→ What the exercise asks
Write every line out verbatim and omit the pictures.

→ Recorded information
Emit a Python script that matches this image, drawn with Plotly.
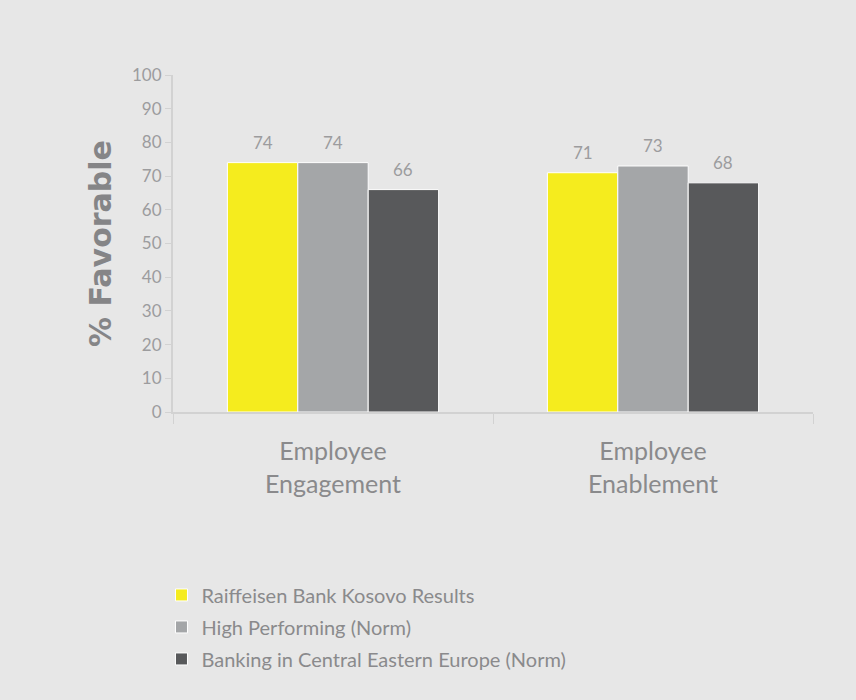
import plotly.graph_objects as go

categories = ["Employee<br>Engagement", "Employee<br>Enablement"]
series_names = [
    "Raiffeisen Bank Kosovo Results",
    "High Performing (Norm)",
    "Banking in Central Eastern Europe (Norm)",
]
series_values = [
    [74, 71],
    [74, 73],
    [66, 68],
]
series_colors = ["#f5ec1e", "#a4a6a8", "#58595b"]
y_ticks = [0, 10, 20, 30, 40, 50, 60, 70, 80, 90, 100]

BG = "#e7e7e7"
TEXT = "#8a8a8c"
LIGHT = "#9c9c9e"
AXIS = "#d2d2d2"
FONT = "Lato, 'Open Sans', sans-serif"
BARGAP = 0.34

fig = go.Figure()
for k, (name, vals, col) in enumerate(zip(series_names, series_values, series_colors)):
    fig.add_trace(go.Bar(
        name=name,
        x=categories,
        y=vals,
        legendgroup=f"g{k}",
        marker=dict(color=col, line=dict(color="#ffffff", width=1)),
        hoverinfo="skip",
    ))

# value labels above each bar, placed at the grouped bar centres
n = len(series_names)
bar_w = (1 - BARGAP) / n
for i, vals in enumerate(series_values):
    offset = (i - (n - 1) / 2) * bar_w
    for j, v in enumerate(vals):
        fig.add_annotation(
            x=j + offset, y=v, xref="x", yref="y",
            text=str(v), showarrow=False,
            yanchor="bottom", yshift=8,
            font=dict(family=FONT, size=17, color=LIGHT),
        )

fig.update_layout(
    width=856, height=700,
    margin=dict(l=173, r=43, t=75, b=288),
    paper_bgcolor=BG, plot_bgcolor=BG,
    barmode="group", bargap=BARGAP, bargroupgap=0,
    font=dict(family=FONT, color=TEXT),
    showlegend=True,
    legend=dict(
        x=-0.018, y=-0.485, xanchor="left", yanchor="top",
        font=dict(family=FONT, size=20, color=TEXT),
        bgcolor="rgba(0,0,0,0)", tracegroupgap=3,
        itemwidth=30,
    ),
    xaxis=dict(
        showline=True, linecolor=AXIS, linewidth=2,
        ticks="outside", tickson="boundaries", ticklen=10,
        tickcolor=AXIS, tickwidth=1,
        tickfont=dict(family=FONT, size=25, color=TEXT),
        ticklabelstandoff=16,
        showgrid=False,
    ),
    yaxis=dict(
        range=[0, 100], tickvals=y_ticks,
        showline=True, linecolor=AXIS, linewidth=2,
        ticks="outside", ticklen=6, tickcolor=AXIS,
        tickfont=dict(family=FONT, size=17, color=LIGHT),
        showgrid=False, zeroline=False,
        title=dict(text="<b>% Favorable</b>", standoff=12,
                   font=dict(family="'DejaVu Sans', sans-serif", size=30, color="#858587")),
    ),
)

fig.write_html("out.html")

→ Answer to the task
Emit a Python script that matches this image, drawn with Plotly.
import plotly.graph_objects as go

categories = ["Employee<br>Engagement", "Employee<br>Enablement"]
series_names = [
    "Raiffeisen Bank Kosovo Results",
    "High Performing (Norm)",
    "Banking in Central Eastern Europe (Norm)",
]
series_values = [
    [74, 71],
    [74, 73],
    [66, 68],
]
series_colors = ["#f5ec1e", "#a4a6a8", "#58595b"]
y_ticks = [0, 10, 20, 30, 40, 50, 60, 70, 80, 90, 100]

BG = "#e7e7e7"
TEXT = "#8a8a8c"
LIGHT = "#9c9c9e"
AXIS = "#d2d2d2"
FONT = "Lato, 'Open Sans', sans-serif"
BARGAP = 0.34

fig = go.Figure()
for k, (name, vals, col) in enumerate(zip(series_names, series_values, series_colors)):
    fig.add_trace(go.Bar(
        name=name,
        x=categories,
        y=vals,
        legendgroup=f"g{k}",
        marker=dict(color=col, line=dict(color="#ffffff", width=1)),
        hoverinfo="skip",
    ))

# value labels above each bar, placed at the grouped bar centres
n = len(series_names)
bar_w = (1 - BARGAP) / n
for i, vals in enumerate(series_values):
    offset = (i - (n - 1) / 2) * bar_w
    for j, v in enumerate(vals):
        fig.add_annotation(
            x=j + offset, y=v, xref="x", yref="y",
            text=str(v), showarrow=False,
            yanchor="bottom", yshift=8,
            font=dict(family=FONT, size=17, color=LIGHT),
        )

fig.update_layout(
    width=856, height=700,
    margin=dict(l=173, r=43, t=75, b=288),
    paper_bgcolor=BG, plot_bgcolor=BG,
    barmode="group", bargap=BARGAP, bargroupgap=0,
    font=dict(family=FONT, color=TEXT),
    showlegend=True,
    legend=dict(
        x=-0.018, y=-0.485, xanchor="left", yanchor="top",
        font=dict(family=FONT, size=20, color=TEXT),
        bgcolor="rgba(0,0,0,0)", tracegroupgap=3,
        itemwidth=30,
    ),
    xaxis=dict(
        showline=True, linecolor=AXIS, linewidth=2,
        ticks="outside", tickson="boundaries", ticklen=10,
        tickcolor=AXIS, tickwidth=1,
        tickfont=dict(family=FONT, size=25, color=TEXT),
        ticklabelstandoff=16,
        showgrid=False,
    ),
    yaxis=dict(
        range=[0, 100], tickvals=y_ticks,
        showline=True, linecolor=AXIS, linewidth=2,
        ticks="outside", ticklen=6, tickcolor=AXIS,
        tickfont=dict(family=FONT, size=17, color=LIGHT),
        showgrid=False, zeroline=False,
        title=dict(text="<b>% Favorable</b>", standoff=12,
                   font=dict(family="'DejaVu Sans', sans-serif", size=30, color="#858587")),
    ),
)

fig.write_html("out.html")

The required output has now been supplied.